- _Aim of the exercise_:
Quote every line of the data below as it stands, omitting pictures.

** begin Supplied information **

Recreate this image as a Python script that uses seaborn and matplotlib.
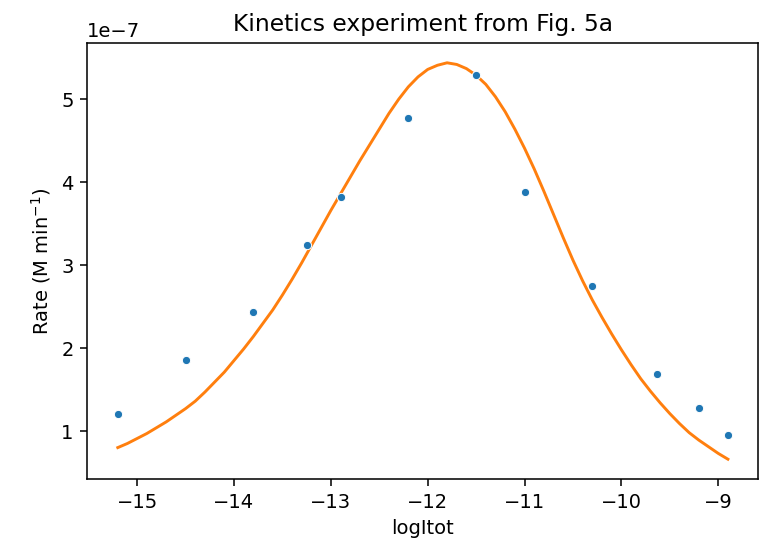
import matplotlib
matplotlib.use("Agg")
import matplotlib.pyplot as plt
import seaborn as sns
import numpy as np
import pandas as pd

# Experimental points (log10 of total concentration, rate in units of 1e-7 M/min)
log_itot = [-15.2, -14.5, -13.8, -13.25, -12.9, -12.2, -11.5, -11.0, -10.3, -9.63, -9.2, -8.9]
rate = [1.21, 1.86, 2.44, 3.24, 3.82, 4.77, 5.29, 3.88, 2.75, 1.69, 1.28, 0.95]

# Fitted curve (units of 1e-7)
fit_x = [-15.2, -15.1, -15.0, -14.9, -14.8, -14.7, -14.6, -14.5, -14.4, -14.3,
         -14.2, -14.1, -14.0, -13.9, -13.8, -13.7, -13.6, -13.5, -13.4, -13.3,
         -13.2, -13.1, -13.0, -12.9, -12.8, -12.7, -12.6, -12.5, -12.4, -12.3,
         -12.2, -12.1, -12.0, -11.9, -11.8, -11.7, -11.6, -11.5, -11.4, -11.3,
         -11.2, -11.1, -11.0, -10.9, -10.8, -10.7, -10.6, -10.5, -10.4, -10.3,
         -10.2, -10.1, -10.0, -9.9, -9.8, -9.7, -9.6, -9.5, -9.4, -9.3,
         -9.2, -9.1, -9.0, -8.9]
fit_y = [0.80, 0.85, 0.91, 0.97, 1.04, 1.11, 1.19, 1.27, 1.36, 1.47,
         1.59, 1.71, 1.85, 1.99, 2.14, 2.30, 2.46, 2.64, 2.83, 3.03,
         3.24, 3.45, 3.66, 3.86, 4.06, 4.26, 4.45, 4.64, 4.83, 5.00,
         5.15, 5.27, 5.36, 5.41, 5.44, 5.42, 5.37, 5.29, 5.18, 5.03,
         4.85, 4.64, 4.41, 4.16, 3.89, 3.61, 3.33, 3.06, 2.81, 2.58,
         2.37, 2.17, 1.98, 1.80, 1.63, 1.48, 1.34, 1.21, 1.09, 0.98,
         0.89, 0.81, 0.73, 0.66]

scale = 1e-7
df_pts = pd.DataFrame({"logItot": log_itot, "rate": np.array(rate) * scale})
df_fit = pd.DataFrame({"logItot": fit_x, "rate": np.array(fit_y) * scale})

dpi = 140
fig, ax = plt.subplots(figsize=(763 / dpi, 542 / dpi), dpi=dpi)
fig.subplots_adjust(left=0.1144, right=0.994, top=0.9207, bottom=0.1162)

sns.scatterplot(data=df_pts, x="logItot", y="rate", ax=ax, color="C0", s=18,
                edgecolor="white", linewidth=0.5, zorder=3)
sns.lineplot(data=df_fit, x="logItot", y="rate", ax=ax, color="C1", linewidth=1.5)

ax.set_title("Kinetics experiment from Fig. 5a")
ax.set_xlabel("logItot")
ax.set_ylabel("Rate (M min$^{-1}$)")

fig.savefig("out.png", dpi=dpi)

** end Supplied information **

- _Exercise solution_:
Recreate this image as a Python script that uses seaborn and matplotlib.
import matplotlib
matplotlib.use("Agg")
import matplotlib.pyplot as plt
import seaborn as sns
import numpy as np
import pandas as pd

# Experimental points (log10 of total concentration, rate in units of 1e-7 M/min)
log_itot = [-15.2, -14.5, -13.8, -13.25, -12.9, -12.2, -11.5, -11.0, -10.3, -9.63, -9.2, -8.9]
rate = [1.21, 1.86, 2.44, 3.24, 3.82, 4.77, 5.29, 3.88, 2.75, 1.69, 1.28, 0.95]

# Fitted curve (units of 1e-7)
fit_x = [-15.2, -15.1, -15.0, -14.9, -14.8, -14.7, -14.6, -14.5, -14.4, -14.3,
         -14.2, -14.1, -14.0, -13.9, -13.8, -13.7, -13.6, -13.5, -13.4, -13.3,
         -13.2, -13.1, -13.0, -12.9, -12.8, -12.7, -12.6, -12.5, -12.4, -12.3,
         -12.2, -12.1, -12.0, -11.9, -11.8, -11.7, -11.6, -11.5, -11.4, -11.3,
         -11.2, -11.1, -11.0, -10.9, -10.8, -10.7, -10.6, -10.5, -10.4, -10.3,
         -10.2, -10.1, -10.0, -9.9, -9.8, -9.7, -9.6, -9.5, -9.4, -9.3,
         -9.2, -9.1, -9.0, -8.9]
fit_y = [0.80, 0.85, 0.91, 0.97, 1.04, 1.11, 1.19, 1.27, 1.36, 1.47,
         1.59, 1.71, 1.85, 1.99, 2.14, 2.30, 2.46, 2.64, 2.83, 3.03,
         3.24, 3.45, 3.66, 3.86, 4.06, 4.26, 4.45, 4.64, 4.83, 5.00,
         5.15, 5.27, 5.36, 5.41, 5.44, 5.42, 5.37, 5.29, 5.18, 5.03,
         4.85, 4.64, 4.41, 4.16, 3.89, 3.61, 3.33, 3.06, 2.81, 2.58,
         2.37, 2.17, 1.98, 1.80, 1.63, 1.48, 1.34, 1.21, 1.09, 0.98,
         0.89, 0.81, 0.73, 0.66]

scale = 1e-7
df_pts = pd.DataFrame({"logItot": log_itot, "rate": np.array(rate) * scale})
df_fit = pd.DataFrame({"logItot": fit_x, "rate": np.array(fit_y) * scale})

dpi = 140
fig, ax = plt.subplots(figsize=(763 / dpi, 542 / dpi), dpi=dpi)
fig.subplots_adjust(left=0.1144, right=0.994, top=0.9207, bottom=0.1162)

sns.scatterplot(data=df_pts, x="logItot", y="rate", ax=ax, color="C0", s=18,
                edgecolor="white", linewidth=0.5, zorder=3)
sns.lineplot(data=df_fit, x="logItot", y="rate", ax=ax, color="C1", linewidth=1.5)

ax.set_title("Kinetics experiment from Fig. 5a")
ax.set_xlabel("logItot")
ax.set_ylabel("Rate (M min$^{-1}$)")

fig.savefig("out.png", dpi=dpi)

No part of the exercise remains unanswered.